Verse 18. Took all the hallowed things] He dearly bought a peace

which was of short duration, for the next year Hazael returned,

and Jehoash, having no more treasures, was obliged to hazard a

battle, which he lost, with the principal part of his nobility, so

that Judah was totally ruined, and Jehoash shortly after slain in

his bed by his own servants; 2Ch 24:23.

Verse 19. The rest of the acts of Joash] We have already seen

that this man, so promising in the beginning of his reign,

apostatized, became an idolater, encouraged idolatry among his

subjects, and put the high priest Zechariah, the son of Jehoiada

his benefactor, to death; and now God visited that blood upon him

by the hands of the tyrannous king of Syria, and by his own


Verse 20. The house of Millo] Was a royal palace, built by

David; (see 2Sa 5:9;) and

Silla is supposed to be the name of the road or causeway that

led to it.

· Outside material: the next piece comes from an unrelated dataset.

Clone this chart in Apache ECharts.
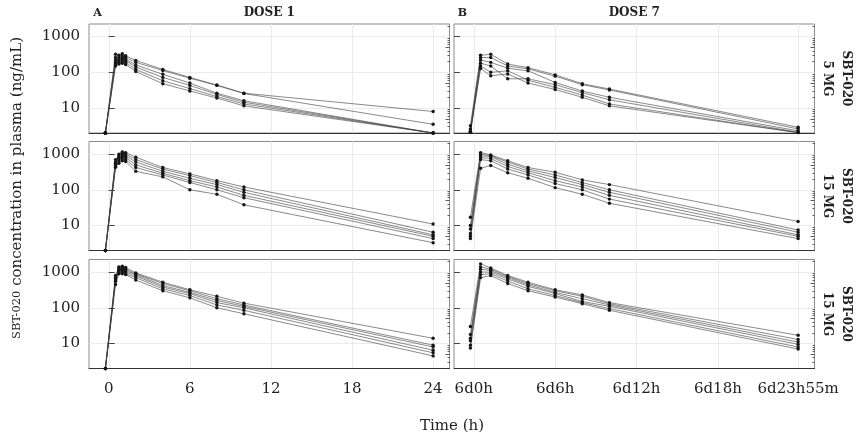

Millo was situated between the old city of Jerusalem,

and the city of David.

Verse 21. For Jozachar] This person is called Zabad in

2Ch 24:26; and

Shimeath his mother is said to be an Ammonitess, as Jehozabad is

said to be the son, not of Shomer, but of Shimrith, a Moabitess.

They buried him with his fathers in the city of David] But they

did not bury him in the sepulchres of the kings; this is supposed

to express the popular disapprobation of his conduct. Thus ended a

reign full of promise and hope in the beginning, but profligate,

cruel, and ruinous in the end. Never was the hand of God's justice

more signally stretched out against an apostate king and faithless

people, than at this time. Now Hazael had a plenary commission;

the king, the nobles, and the people, were food for his sword, and

by a handful of Syrians the mighty armies of Israel were

overthrown: For the army of the Syrians came with a small company

of men, and the Lord delivered a very great host into their hand,

because they had forsaken the Lord God, 2Ch 24:24. Thus, as

righteousness exalteth a nation, so sin is the disgrace and

confusion of any people. Sin destroys both counsel and strength;

and the wicked flee when none pursue.